- [Supplied data]
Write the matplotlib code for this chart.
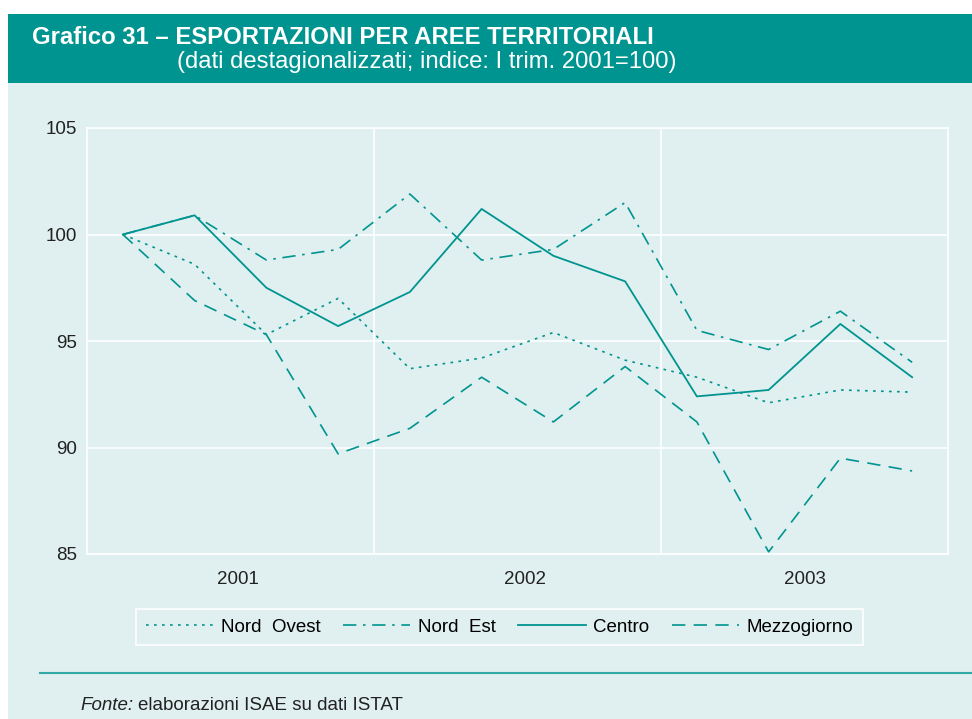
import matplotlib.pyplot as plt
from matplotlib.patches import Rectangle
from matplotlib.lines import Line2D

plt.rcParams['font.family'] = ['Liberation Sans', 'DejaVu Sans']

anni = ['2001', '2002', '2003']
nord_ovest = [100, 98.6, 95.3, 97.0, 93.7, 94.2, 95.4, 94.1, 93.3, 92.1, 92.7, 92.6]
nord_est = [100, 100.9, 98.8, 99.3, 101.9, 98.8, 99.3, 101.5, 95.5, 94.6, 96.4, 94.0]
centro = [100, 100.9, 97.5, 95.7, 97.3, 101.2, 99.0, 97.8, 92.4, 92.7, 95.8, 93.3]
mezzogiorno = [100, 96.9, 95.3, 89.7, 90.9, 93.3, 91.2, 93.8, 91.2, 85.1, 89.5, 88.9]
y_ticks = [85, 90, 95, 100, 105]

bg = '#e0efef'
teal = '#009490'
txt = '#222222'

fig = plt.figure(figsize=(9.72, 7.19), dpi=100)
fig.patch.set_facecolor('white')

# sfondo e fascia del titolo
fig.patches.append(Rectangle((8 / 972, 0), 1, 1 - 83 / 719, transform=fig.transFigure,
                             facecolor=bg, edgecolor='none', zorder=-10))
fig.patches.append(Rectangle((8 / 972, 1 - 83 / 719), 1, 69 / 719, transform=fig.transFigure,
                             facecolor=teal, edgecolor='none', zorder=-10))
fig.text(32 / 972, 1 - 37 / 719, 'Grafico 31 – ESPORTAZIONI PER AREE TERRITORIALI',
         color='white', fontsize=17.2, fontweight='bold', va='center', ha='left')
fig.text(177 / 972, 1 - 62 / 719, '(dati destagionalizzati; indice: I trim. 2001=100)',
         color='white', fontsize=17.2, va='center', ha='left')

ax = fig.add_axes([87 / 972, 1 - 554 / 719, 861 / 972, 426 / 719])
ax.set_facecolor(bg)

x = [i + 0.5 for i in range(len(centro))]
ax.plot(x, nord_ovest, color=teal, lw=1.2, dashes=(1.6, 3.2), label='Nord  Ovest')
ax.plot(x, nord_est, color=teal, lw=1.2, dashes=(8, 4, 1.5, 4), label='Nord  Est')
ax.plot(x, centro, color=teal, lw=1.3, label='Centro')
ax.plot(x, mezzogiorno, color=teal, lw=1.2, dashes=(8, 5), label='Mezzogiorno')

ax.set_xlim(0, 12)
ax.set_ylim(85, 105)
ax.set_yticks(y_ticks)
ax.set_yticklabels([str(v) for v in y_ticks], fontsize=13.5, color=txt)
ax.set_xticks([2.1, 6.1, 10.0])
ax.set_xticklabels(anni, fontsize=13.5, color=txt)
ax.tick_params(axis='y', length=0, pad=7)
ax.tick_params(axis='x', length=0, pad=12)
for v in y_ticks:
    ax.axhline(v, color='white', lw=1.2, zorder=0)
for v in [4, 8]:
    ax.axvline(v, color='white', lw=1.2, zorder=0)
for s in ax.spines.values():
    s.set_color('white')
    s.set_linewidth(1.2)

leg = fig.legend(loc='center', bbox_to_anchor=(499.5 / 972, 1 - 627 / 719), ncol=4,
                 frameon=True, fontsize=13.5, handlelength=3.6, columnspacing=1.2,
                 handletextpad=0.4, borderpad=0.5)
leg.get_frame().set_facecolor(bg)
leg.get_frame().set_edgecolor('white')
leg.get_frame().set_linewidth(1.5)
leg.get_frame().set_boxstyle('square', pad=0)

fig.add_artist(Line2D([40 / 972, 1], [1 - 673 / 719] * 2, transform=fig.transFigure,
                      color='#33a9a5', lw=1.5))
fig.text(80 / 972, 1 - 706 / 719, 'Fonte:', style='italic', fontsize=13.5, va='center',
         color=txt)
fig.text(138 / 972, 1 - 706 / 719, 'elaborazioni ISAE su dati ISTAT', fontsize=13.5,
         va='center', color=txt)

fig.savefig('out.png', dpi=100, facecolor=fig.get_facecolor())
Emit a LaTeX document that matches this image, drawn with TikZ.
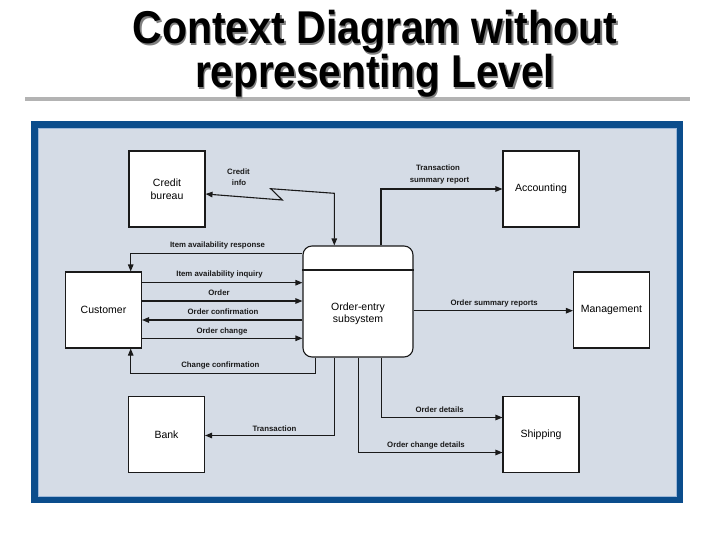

- [Task brief] Return all of the entries exactly as written, but drop any pictures they hold.

- [Answer in full]
Write the matplotlib code for this chart.
import matplotlib.pyplot as plt
from matplotlib.patches import Rectangle
from matplotlib.lines import Line2D

plt.rcParams['font.family'] = ['Liberation Sans', 'DejaVu Sans']

anni = ['2001', '2002', '2003']
nord_ovest = [100, 98.6, 95.3, 97.0, 93.7, 94.2, 95.4, 94.1, 93.3, 92.1, 92.7, 92.6]
nord_est = [100, 100.9, 98.8, 99.3, 101.9, 98.8, 99.3, 101.5, 95.5, 94.6, 96.4, 94.0]
centro = [100, 100.9, 97.5, 95.7, 97.3, 101.2, 99.0, 97.8, 92.4, 92.7, 95.8, 93.3]
mezzogiorno = [100, 96.9, 95.3, 89.7, 90.9, 93.3, 91.2, 93.8, 91.2, 85.1, 89.5, 88.9]
y_ticks = [85, 90, 95, 100, 105]

bg = '#e0efef'
teal = '#009490'
txt = '#222222'

fig = plt.figure(figsize=(9.72, 7.19), dpi=100)
fig.patch.set_facecolor('white')

# sfondo e fascia del titolo
fig.patches.append(Rectangle((8 / 972, 0), 1, 1 - 83 / 719, transform=fig.transFigure,
                             facecolor=bg, edgecolor='none', zorder=-10))
fig.patches.append(Rectangle((8 / 972, 1 - 83 / 719), 1, 69 / 719, transform=fig.transFigure,
                             facecolor=teal, edgecolor='none', zorder=-10))
fig.text(32 / 972, 1 - 37 / 719, 'Grafico 31 – ESPORTAZIONI PER AREE TERRITORIALI',
         color='white', fontsize=17.2, fontweight='bold', va='center', ha='left')
fig.text(177 / 972, 1 - 62 / 719, '(dati destagionalizzati; indice: I trim. 2001=100)',
         color='white', fontsize=17.2, va='center', ha='left')

ax = fig.add_axes([87 / 972, 1 - 554 / 719, 861 / 972, 426 / 719])
ax.set_facecolor(bg)

x = [i + 0.5 for i in range(len(centro))]
ax.plot(x, nord_ovest, color=teal, lw=1.2, dashes=(1.6, 3.2), label='Nord  Ovest')
ax.plot(x, nord_est, color=teal, lw=1.2, dashes=(8, 4, 1.5, 4), label='Nord  Est')
ax.plot(x, centro, color=teal, lw=1.3, label='Centro')
ax.plot(x, mezzogiorno, color=teal, lw=1.2, dashes=(8, 5), label='Mezzogiorno')

ax.set_xlim(0, 12)
ax.set_ylim(85, 105)
ax.set_yticks(y_ticks)
ax.set_yticklabels([str(v) for v in y_ticks], fontsize=13.5, color=txt)
ax.set_xticks([2.1, 6.1, 10.0])
ax.set_xticklabels(anni, fontsize=13.5, color=txt)
ax.tick_params(axis='y', length=0, pad=7)
ax.tick_params(axis='x', length=0, pad=12)
for v in y_ticks:
    ax.axhline(v, color='white', lw=1.2, zorder=0)
for v in [4, 8]:
    ax.axvline(v, color='white', lw=1.2, zorder=0)
for s in ax.spines.values():
    s.set_color('white')
    s.set_linewidth(1.2)

leg = fig.legend(loc='center', bbox_to_anchor=(499.5 / 972, 1 - 627 / 719), ncol=4,
                 frameon=True, fontsize=13.5, handlelength=3.6, columnspacing=1.2,
                 handletextpad=0.4, borderpad=0.5)
leg.get_frame().set_facecolor(bg)
leg.get_frame().set_edgecolor('white')
leg.get_frame().set_linewidth(1.5)
leg.get_frame().set_boxstyle('square', pad=0)

fig.add_artist(Line2D([40 / 972, 1], [1 - 673 / 719] * 2, transform=fig.transFigure,
                      color='#33a9a5', lw=1.5))
fig.text(80 / 972, 1 - 706 / 719, 'Fonte:', style='italic', fontsize=13.5, va='center',
         color=txt)
fig.text(138 / 972, 1 - 706 / 719, 'elaborazioni ISAE su dati ISTAT', fontsize=13.5,
         va='center', color=txt)

fig.savefig('out.png', dpi=100, facecolor=fig.get_facecolor())
Emit a LaTeX document that matches this image, drawn with TikZ.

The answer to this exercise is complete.